There are some limited circumstances where workers are entitled to good faith and fair dealing from management, such as in the context of certain mediations and arbitrations before the National Labor Relations Board.  I do not practice before the NLRB but in labor negotiations of certain types, the NLRB can require that participants act in good faith, i.e. not claim false motives or pretexts for what they are doing or positions that they are taking.  If management, for example, claims that it cannot offer a raise to a bargaining unit because revenues are down, the unit may be able to demand that management produce financial records to prove that revenues are down.  Management can state that it won’t offer a raise because it doesn’t feel like doing so; that’s hardball and perhaps unhelpful, but arguably a good faith statement of its intentions.

Maryland’s long-standing doctrine of “at-will employment”, in contrast, does not require that workers or management engage in good faith or even reasonable diligence regarding the positions that they take.  If management concludes that a worker stole money from the cash register, it may fire the worker – even in defiance of a video tape showing another worker dumping a register tray into a trash bag while the fired worker was in the hospital on medical leave.  Workers in Maryland are not entitled in the boss’s office to due process, a neutral arbiter, the opportunity to present documents and tangible evidence, the opportunity to examine management’s evidence, or any sort of procedural or fundamental fairness except for contractual protections, the anti-discrimination laws and the protection against firings in defiance of Maryland public policy.
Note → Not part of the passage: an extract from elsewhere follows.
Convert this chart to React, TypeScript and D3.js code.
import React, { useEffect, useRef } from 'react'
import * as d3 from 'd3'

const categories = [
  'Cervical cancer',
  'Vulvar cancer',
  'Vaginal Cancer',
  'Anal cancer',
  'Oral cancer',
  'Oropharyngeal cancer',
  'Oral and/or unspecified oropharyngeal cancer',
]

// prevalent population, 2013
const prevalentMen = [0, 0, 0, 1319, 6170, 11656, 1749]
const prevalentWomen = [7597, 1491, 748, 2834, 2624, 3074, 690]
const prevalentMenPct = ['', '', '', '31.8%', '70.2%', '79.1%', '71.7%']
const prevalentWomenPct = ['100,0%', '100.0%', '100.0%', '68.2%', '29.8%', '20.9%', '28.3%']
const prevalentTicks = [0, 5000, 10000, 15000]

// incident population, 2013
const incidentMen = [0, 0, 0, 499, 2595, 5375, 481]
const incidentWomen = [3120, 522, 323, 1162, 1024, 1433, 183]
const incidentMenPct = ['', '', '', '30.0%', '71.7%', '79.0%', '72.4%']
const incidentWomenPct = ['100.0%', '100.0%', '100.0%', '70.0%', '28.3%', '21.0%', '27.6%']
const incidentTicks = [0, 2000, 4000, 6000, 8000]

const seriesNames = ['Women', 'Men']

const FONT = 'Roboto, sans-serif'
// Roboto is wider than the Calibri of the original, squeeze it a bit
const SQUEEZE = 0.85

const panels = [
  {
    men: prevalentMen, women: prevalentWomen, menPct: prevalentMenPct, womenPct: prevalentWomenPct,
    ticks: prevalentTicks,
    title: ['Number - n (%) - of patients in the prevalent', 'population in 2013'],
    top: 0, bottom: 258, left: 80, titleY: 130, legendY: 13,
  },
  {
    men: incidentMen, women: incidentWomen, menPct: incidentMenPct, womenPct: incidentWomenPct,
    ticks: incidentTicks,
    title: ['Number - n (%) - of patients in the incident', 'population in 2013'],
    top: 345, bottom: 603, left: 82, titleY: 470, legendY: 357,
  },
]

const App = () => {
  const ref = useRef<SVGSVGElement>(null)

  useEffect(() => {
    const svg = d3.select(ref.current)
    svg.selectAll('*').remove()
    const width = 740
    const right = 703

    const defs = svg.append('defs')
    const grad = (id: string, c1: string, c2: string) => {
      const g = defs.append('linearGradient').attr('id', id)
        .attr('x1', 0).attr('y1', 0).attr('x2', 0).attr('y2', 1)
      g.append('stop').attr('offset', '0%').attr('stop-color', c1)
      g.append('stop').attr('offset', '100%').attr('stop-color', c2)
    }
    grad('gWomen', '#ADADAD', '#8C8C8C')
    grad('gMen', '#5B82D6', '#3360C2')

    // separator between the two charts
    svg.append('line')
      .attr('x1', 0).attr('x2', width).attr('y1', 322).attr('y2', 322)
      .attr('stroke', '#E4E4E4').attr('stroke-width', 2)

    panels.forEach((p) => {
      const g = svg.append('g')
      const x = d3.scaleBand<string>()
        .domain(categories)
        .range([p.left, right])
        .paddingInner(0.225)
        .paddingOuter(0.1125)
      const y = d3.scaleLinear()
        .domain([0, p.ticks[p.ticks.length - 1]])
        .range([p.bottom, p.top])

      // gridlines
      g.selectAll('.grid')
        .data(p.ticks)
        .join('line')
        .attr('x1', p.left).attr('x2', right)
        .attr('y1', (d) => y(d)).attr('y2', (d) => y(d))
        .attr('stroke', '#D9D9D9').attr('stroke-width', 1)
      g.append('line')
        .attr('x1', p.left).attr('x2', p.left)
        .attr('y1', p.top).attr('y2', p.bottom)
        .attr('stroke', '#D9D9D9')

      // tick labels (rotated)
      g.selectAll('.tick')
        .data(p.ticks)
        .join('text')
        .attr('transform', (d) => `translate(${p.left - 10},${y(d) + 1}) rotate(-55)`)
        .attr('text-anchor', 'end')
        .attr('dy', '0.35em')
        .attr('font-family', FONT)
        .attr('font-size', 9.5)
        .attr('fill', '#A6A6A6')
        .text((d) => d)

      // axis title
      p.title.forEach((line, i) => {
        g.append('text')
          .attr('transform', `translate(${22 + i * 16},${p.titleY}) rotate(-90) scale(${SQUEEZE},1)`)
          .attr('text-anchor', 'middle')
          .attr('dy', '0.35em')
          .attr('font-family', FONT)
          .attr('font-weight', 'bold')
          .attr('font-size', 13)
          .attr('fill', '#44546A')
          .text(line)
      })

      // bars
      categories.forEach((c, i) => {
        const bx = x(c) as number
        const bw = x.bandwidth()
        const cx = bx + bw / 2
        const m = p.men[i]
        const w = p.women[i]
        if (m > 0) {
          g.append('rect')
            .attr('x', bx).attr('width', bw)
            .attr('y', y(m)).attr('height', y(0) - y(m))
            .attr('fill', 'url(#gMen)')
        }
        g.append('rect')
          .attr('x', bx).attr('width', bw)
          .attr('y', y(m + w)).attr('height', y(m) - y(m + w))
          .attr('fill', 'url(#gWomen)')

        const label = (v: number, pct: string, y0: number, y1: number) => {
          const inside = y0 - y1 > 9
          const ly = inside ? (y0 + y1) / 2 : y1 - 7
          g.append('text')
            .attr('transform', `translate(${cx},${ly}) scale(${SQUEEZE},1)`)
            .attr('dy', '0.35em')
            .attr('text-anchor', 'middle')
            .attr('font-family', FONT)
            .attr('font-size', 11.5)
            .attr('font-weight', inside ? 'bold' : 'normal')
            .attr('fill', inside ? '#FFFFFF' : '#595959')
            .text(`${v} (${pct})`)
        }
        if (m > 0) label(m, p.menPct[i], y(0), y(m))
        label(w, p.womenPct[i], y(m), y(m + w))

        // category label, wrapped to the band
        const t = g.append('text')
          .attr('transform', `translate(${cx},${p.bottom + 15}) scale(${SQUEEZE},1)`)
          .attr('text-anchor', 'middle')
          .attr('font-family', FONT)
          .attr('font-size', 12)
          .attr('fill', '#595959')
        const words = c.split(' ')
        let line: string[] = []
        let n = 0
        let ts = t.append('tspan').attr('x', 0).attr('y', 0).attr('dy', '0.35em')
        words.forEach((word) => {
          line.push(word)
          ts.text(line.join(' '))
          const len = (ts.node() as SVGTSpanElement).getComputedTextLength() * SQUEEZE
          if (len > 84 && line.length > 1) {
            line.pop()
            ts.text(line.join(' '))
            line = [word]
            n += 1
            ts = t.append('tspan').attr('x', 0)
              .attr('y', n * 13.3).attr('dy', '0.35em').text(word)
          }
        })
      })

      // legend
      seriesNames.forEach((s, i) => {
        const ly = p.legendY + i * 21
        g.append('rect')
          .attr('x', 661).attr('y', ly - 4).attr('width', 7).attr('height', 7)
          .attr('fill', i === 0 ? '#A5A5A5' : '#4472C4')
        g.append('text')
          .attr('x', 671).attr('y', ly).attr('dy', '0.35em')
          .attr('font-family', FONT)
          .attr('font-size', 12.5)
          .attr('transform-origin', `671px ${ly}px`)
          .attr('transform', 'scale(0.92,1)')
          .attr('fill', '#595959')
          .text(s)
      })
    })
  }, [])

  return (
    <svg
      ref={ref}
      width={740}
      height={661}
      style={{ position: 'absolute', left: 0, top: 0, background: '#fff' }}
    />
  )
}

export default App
Accordingly, a worker fired for alleged theft has no case for wrongful termination merely because management’s belief is poorly grounded or groundless.  If management formed a belief that a particular worker stole money, and formed that belief primarily on the basis of provable discriminatory stereotypes in defiance of anti-discrimination laws, there might be a viable discrimination case for damage done to the worker done in response to that belief.  If a contract provides for due process, a fair hearing, etc., that contract (individual or collective) might be enforceable under principles of contract law to require those procedures or damages for their neglect.  But there is no broad-based right for Maryland workers to “rightful” process or treatment in general from an employer.

None of the foregoing is a substitute for legal advice (i.e. what someone should do, not how the law works) from an actual attorney to an actual client.  If you need an attorney, consult one; that’s the only advice offered here.

Posted by Bruce Godfrey

2 comments

Charlie Commeree

Bruce, would your ears perk up if this person calls back and says, “I applied for job X and they contacted this old employer who told them that they fired me for stealing”?

Bruce Godfrey

My ears would perk up but not too high. It is not an employment tort as such to accuse someone falsely of a crime. Maryland does provide a statutory privilege for good faith job references, but this would not be good faith. It would not be an Adler claim as the defamation would have post-dated the firing. But I’d be interested, especially if the new job were for a lot of money and the applicant were otherwise qualified.